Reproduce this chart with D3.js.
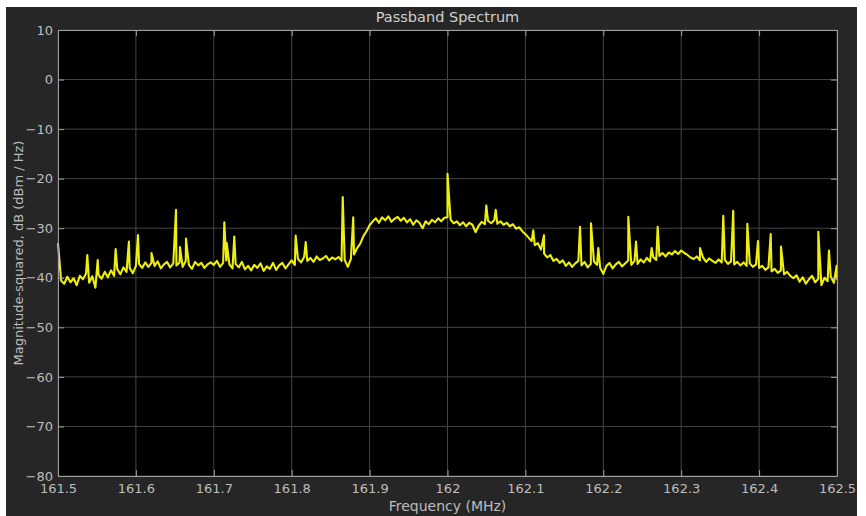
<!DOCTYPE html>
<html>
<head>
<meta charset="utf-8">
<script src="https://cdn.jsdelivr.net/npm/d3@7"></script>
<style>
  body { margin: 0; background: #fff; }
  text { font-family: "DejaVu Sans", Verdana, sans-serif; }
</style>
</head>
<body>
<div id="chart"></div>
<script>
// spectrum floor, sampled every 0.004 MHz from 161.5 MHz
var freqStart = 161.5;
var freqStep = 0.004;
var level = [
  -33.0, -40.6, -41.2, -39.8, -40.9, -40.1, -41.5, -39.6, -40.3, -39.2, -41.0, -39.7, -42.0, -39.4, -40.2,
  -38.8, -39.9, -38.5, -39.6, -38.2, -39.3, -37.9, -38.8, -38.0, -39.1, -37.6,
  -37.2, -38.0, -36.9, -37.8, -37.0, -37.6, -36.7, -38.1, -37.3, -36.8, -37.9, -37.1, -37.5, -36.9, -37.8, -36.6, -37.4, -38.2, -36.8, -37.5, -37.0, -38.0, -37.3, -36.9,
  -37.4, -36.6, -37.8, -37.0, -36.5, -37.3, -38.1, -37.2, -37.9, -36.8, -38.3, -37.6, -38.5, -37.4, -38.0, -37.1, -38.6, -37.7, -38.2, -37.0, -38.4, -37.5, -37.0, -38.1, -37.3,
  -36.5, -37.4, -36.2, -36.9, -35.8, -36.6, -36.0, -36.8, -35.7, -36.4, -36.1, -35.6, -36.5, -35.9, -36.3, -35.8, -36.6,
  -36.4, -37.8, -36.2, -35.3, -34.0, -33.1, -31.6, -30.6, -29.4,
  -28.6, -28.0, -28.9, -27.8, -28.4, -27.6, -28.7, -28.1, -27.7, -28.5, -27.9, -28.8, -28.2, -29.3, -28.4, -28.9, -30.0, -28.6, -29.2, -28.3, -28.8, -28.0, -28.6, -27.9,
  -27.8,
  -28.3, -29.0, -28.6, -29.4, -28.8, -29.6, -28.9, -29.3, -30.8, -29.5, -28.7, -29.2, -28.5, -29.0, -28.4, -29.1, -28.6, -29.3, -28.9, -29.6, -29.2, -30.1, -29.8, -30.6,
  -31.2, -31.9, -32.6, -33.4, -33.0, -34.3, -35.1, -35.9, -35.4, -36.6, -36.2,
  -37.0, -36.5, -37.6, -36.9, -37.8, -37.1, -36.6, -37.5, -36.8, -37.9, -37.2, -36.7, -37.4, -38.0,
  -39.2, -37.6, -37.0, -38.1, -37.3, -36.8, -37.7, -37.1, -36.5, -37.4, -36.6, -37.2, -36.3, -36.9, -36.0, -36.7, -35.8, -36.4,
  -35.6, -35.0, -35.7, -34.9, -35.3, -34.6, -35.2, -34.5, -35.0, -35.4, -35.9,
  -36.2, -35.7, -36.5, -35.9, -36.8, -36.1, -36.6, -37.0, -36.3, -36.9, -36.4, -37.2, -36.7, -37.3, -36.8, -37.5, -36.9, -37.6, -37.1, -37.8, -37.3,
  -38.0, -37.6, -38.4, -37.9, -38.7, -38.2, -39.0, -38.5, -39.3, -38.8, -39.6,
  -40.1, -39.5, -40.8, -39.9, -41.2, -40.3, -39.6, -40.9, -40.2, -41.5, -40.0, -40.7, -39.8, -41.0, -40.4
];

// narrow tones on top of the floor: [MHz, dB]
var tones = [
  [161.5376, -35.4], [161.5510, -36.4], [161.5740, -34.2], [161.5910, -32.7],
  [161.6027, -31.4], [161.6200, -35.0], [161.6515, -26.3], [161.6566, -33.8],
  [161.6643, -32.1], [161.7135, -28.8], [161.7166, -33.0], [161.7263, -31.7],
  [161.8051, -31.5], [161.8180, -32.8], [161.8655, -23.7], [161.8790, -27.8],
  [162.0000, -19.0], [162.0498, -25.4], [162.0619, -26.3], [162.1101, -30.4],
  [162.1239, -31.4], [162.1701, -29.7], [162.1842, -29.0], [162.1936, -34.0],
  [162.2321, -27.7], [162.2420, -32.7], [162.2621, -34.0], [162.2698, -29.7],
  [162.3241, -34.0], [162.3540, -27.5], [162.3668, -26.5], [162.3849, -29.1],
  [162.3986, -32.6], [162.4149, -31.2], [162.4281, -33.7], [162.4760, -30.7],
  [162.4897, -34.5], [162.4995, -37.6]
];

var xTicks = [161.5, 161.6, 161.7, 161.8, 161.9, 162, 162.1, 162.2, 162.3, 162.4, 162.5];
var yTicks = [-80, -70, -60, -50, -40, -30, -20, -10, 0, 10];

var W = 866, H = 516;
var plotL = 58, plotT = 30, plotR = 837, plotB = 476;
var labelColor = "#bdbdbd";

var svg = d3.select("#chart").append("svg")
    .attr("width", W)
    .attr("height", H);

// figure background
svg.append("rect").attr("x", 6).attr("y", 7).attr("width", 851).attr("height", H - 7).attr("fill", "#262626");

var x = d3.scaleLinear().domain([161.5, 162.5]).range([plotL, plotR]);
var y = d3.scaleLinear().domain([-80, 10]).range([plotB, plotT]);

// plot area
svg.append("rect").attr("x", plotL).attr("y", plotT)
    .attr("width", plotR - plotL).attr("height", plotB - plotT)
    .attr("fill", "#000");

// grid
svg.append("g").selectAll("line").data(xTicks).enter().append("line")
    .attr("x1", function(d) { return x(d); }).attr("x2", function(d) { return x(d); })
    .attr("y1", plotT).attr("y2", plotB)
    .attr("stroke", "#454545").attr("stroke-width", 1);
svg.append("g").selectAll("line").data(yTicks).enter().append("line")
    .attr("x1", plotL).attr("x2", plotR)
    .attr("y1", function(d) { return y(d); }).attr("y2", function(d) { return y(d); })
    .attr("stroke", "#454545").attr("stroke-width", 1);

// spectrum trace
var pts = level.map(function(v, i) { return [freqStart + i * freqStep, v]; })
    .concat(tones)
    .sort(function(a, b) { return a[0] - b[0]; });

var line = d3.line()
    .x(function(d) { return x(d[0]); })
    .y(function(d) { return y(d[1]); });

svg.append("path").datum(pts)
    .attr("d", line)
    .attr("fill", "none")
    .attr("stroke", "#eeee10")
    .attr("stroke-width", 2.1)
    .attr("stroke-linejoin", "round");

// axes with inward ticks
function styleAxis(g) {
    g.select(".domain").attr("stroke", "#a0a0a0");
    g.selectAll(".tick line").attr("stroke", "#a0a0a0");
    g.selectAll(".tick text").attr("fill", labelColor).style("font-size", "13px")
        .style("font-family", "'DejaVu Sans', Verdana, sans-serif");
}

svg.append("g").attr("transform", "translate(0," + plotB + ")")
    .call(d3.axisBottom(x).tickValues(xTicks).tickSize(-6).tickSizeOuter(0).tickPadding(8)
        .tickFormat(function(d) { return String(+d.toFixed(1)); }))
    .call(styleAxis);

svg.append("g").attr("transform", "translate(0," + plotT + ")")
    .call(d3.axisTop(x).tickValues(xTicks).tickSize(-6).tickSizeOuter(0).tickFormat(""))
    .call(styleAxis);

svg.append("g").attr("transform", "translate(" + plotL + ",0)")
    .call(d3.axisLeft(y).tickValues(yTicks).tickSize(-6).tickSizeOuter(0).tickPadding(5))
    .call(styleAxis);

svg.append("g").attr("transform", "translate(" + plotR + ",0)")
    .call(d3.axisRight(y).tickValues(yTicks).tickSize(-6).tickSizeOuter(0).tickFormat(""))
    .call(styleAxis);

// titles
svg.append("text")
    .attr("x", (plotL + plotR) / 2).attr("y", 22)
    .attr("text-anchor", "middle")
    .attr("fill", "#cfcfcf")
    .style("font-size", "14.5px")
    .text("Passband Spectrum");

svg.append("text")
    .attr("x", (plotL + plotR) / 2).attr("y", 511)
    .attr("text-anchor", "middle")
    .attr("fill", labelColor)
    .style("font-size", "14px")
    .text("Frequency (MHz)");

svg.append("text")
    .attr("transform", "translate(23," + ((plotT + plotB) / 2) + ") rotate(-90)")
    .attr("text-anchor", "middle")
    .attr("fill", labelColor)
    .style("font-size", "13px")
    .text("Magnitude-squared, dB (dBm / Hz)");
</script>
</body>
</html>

**Task objective**
Determine the number of lines containing "chart". Write only that number.

**Exercise answer**
3